There’s a video clip going the rounds of the CEO of AirAsia Thailand saying to a lady who is slightly hesitantly asking a question in a public townhall of, they claim, 500 people “What’s the f*****g question?” The participants laugh, perhaps because they are embarrassed. Granted, many people now use four-letter words indiscriminately. Granted, an occasional swear word illustrates a state of tension, anger or despair. Reality requires some illustration of how we live. Bad language on the scale it is used today, especially in the media, becomes self-defeating and loses its impact. Use of such language against a participant in a public townhall is totally unacceptable.

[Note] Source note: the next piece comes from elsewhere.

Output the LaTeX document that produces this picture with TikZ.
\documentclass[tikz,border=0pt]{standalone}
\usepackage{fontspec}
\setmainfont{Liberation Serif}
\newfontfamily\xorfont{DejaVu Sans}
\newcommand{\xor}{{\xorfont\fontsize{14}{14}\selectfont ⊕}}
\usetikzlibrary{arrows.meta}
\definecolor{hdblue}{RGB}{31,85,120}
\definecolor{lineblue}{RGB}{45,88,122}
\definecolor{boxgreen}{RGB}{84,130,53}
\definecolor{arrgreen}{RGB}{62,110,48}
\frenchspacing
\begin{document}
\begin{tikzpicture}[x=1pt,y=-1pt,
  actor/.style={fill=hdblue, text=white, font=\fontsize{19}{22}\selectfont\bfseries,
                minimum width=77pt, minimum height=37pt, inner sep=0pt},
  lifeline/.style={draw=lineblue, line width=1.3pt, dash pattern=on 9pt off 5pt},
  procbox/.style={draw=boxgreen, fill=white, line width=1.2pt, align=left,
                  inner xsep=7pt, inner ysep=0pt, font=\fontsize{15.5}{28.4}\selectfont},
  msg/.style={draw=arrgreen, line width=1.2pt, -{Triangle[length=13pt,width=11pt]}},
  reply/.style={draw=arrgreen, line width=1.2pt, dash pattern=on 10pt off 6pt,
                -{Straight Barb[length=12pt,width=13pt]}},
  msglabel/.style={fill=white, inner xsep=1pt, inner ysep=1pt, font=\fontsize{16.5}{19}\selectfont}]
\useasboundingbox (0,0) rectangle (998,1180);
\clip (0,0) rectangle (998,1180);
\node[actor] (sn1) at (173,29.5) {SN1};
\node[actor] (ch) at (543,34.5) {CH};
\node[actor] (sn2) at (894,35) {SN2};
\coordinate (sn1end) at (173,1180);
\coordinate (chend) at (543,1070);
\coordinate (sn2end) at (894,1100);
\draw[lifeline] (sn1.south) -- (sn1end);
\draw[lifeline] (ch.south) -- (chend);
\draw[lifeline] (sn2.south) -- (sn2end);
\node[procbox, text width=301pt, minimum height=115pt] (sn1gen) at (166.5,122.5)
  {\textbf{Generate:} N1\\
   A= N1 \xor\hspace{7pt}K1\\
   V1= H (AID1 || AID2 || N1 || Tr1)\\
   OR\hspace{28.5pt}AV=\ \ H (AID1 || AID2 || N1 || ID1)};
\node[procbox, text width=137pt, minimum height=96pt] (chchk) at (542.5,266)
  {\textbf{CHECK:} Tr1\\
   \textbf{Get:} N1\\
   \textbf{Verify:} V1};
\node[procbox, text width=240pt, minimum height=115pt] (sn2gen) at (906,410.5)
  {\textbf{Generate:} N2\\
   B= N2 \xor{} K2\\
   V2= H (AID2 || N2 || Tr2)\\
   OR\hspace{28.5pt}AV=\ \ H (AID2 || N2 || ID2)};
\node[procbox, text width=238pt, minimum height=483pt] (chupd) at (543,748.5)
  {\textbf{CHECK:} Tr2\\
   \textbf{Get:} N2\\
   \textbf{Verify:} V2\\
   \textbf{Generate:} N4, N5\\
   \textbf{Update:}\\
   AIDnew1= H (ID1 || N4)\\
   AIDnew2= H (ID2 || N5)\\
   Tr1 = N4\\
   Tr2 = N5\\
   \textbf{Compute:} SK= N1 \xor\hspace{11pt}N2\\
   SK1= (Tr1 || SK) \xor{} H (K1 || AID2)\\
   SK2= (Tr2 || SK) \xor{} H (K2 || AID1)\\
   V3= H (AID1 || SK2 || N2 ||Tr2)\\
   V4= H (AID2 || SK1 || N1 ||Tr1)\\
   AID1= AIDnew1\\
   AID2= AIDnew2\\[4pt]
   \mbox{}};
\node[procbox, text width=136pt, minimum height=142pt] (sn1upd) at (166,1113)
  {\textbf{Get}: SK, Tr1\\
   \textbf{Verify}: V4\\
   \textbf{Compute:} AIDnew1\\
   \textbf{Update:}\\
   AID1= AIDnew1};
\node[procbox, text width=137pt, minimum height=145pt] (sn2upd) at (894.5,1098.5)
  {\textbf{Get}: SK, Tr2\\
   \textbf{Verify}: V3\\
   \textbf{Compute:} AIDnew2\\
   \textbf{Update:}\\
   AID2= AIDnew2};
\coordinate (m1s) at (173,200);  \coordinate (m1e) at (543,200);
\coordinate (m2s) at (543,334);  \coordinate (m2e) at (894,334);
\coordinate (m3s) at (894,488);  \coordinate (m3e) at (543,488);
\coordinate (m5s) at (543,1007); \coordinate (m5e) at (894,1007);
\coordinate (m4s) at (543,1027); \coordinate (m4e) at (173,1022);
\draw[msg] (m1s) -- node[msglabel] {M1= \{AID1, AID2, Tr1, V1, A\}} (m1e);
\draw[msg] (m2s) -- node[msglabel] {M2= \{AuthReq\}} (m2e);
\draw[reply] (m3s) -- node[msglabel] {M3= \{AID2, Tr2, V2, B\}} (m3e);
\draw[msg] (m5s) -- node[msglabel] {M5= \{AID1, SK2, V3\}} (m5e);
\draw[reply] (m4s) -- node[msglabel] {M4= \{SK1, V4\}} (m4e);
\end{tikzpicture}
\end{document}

Chief Executives have frustrating times. They are paid to deal with them politely and in a controlled way. They are the leaders of businesses which are creating cultures, presumably to attract and retain the best talent. Example is the best teacher. CEOs should be setting an example to their colleagues. They must be accountable for the bullying that takes place in their organisations, for the discrimination against women and minority groups that is still rampant. They must behave in a way they expect their colleagues to behave, showing patience and perseverance.

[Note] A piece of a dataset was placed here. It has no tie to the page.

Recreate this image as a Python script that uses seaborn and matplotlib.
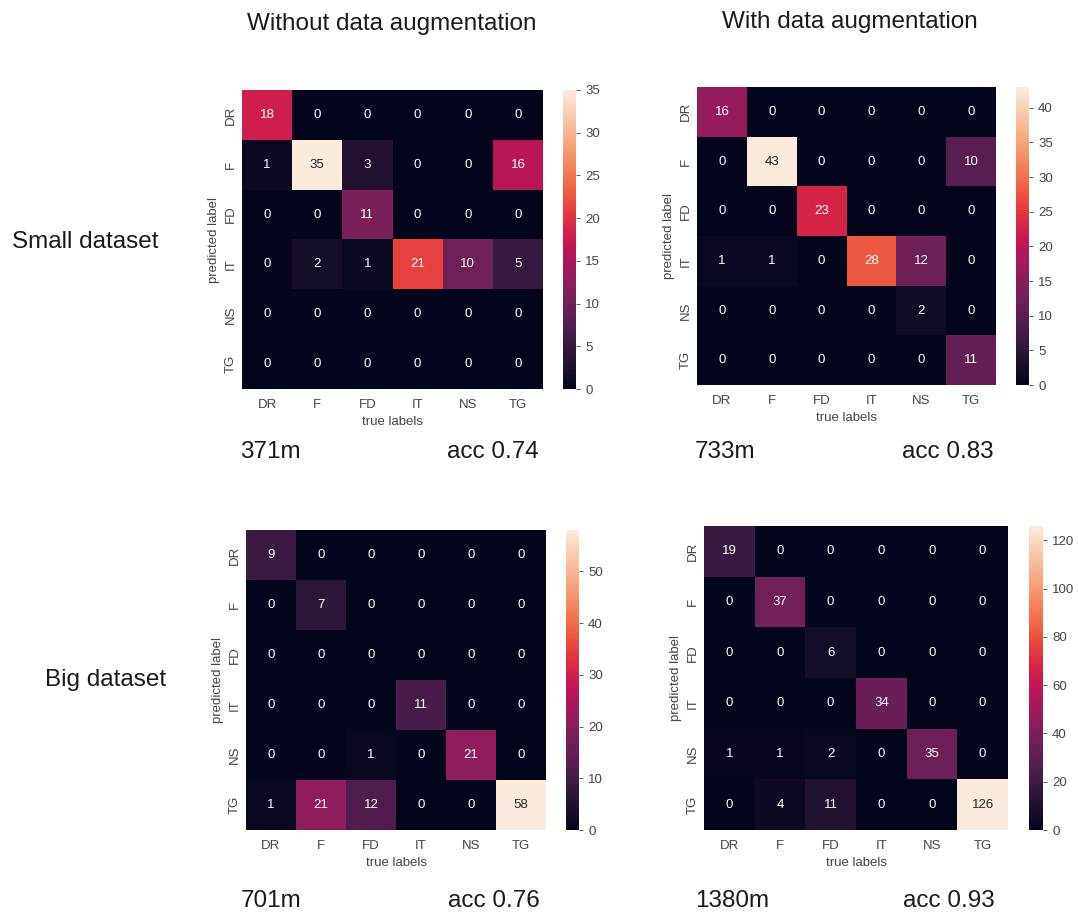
import numpy as np
import pandas as pd
import matplotlib
matplotlib.use("Agg")
import matplotlib.pyplot as plt
import seaborn as sns

labels = ["DR", "F", "FD", "IT", "NS", "TG"]

small_no_aug = [
    [18, 0, 0, 0, 0, 0],
    [1, 35, 3, 0, 0, 16],
    [0, 0, 11, 0, 0, 0],
    [0, 2, 1, 21, 10, 5],
    [0, 0, 0, 0, 0, 0],
    [0, 0, 0, 0, 0, 0],
]
small_aug = [
    [16, 0, 0, 0, 0, 0],
    [0, 43, 0, 0, 0, 10],
    [0, 0, 23, 0, 0, 0],
    [1, 1, 0, 28, 12, 0],
    [0, 0, 0, 0, 2, 0],
    [0, 0, 0, 0, 0, 11],
]
big_no_aug = [
    [9, 0, 0, 0, 0, 0],
    [0, 7, 0, 0, 0, 0],
    [0, 0, 0, 0, 0, 0],
    [0, 0, 0, 11, 0, 0],
    [0, 0, 1, 0, 21, 0],
    [1, 21, 12, 0, 0, 58],
]
big_aug = [
    [19, 0, 0, 0, 0, 0],
    [0, 37, 0, 0, 0, 0],
    [0, 0, 6, 0, 0, 0],
    [0, 0, 0, 34, 0, 0],
    [1, 1, 2, 0, 35, 0],
    [0, 4, 11, 0, 0, 126],
]

col_titles = ["Without data augmentation", "With data augmentation"]
row_titles = ["Small dataset", "Big dataset"]
times = ["371m", "733m", "701m", "1380m"]
accs = ["acc 0.74", "acc 0.83", "acc 0.76", "acc 0.93"]

sns.set_theme(style="white")
plt.rcParams["font.family"] = ["Liberation Sans", "DejaVu Sans"]

W, H = 1078, 913
fig = plt.figure(figsize=(W / 100, H / 100), dpi=100)

def fx(px):
    return px / W

def fy(py):
    return 1 - py / H

SMALL = 9.5
BIG = 17.5
TXT = "#1a1a1a"

# (left, top, right, bottom) in pixels for heatmap; colorbar left, right
panels = [
    (small_no_aug, (242, 90, 543, 389), (563, 576)),
    (small_aug, (697, 87, 996, 385), (1016, 1029)),
    (big_no_aug, (246, 530, 546, 830), (566, 579)),
    (big_aug, (704, 526, 1008, 830), (1029, 1043)),
]
# positions of the time / accuracy texts: (left x, right x, baseline y)
foot = [(240, 539, 458), (695, 994, 458), (241, 540, 907), (695, 995, 907)]

for i, (mat, (l, t, r, b), (cl, cr)) in enumerate(panels):
    ax = fig.add_axes([fx(l), fy(b), fx(r - l), (b - t) / H])
    cax = fig.add_axes([fx(cl), fy(b), fx(cr - cl), (b - t) / H])
    df = pd.DataFrame(mat, index=labels, columns=labels)
    sns.heatmap(df, annot=True, fmt="d", ax=ax, cbar_ax=cax,
                annot_kws={"size": SMALL})
    ax.set_xlabel("true labels", fontsize=SMALL, color="#444444", labelpad=4)
    ax.set_ylabel("predicted label", fontsize=SMALL, color="#444444")
    ax.tick_params(axis="both", labelsize=SMALL, colors="#444444", length=0)
    ax.tick_params(axis="x", pad=7)
    ax.set_yticklabels(labels, rotation=90, va="center")
    cax.tick_params(labelsize=SMALL, colors="#444444", length=3, width=0.6)
    for s in cax.spines.values():
        s.set_visible(False)
    xl, xr, yb = foot[i]
    fig.text(fx(xl), fy(yb), times[i], fontsize=BIG, ha="left",
             va="baseline", color=TXT)
    fig.text(fx(xr), fy(yb), accs[i], fontsize=BIG, ha="right",
             va="baseline", color=TXT)

fig.text(fx(392), fy(30), col_titles[0], fontsize=BIG, ha="center",
         va="baseline", color=TXT)
fig.text(fx(850), fy(28), col_titles[1], fontsize=BIG, ha="center",
         va="baseline", color=TXT)
fig.text(fx(12), fy(248), row_titles[0], fontsize=BIG, ha="left",
         va="baseline", color=TXT)
fig.text(fx(166), fy(686), row_titles[1], fontsize=BIG, ha="right",
         va="baseline", color=TXT)

fig.savefig("out.png", dpi=100, facecolor="white")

They should again study the rules of leadership and realistically assess where they have got to in practicing them. Today’s leadership is fundamentally different from what we had before Covid, lockdown, WFH and the mental stress of being physically isolated from the normally wide range of human contact we are used to. Authority has a poor record of handling Covid. It is no longer trusted as it was. Perhaps it is right that it shouldn’t be, but it must find a way of coping with that. Being polite to your colleagues is a pretty obvious first effort.
Language is a vital medium. We judge people by their appearance, how they sound, what they say and do. We try to assess very quickly how intelligent they are. Our first impressions of someone can be wrong but they are more often right. How they use their voice and the language with which they communicate are two of the most important ways in which we sum them up. Why would a CEO want to be thought of as a lout? If he uses bad language indiscriminately, he will be.
The culture of every company is critical. Today, the culture of capitalism and democracy for every country is being rigorously studied. It has generated tremendous wealth but it has also put at risk the survival of humans on this planet. It has created rifts in society that will take generations to heal. Above all else it has taught us that ‘more’ often means ‘worse’. That is certainly true of nasty language.
Time to put a brake on the four-letter words. Time to treat colleagues – and everyone else – politely.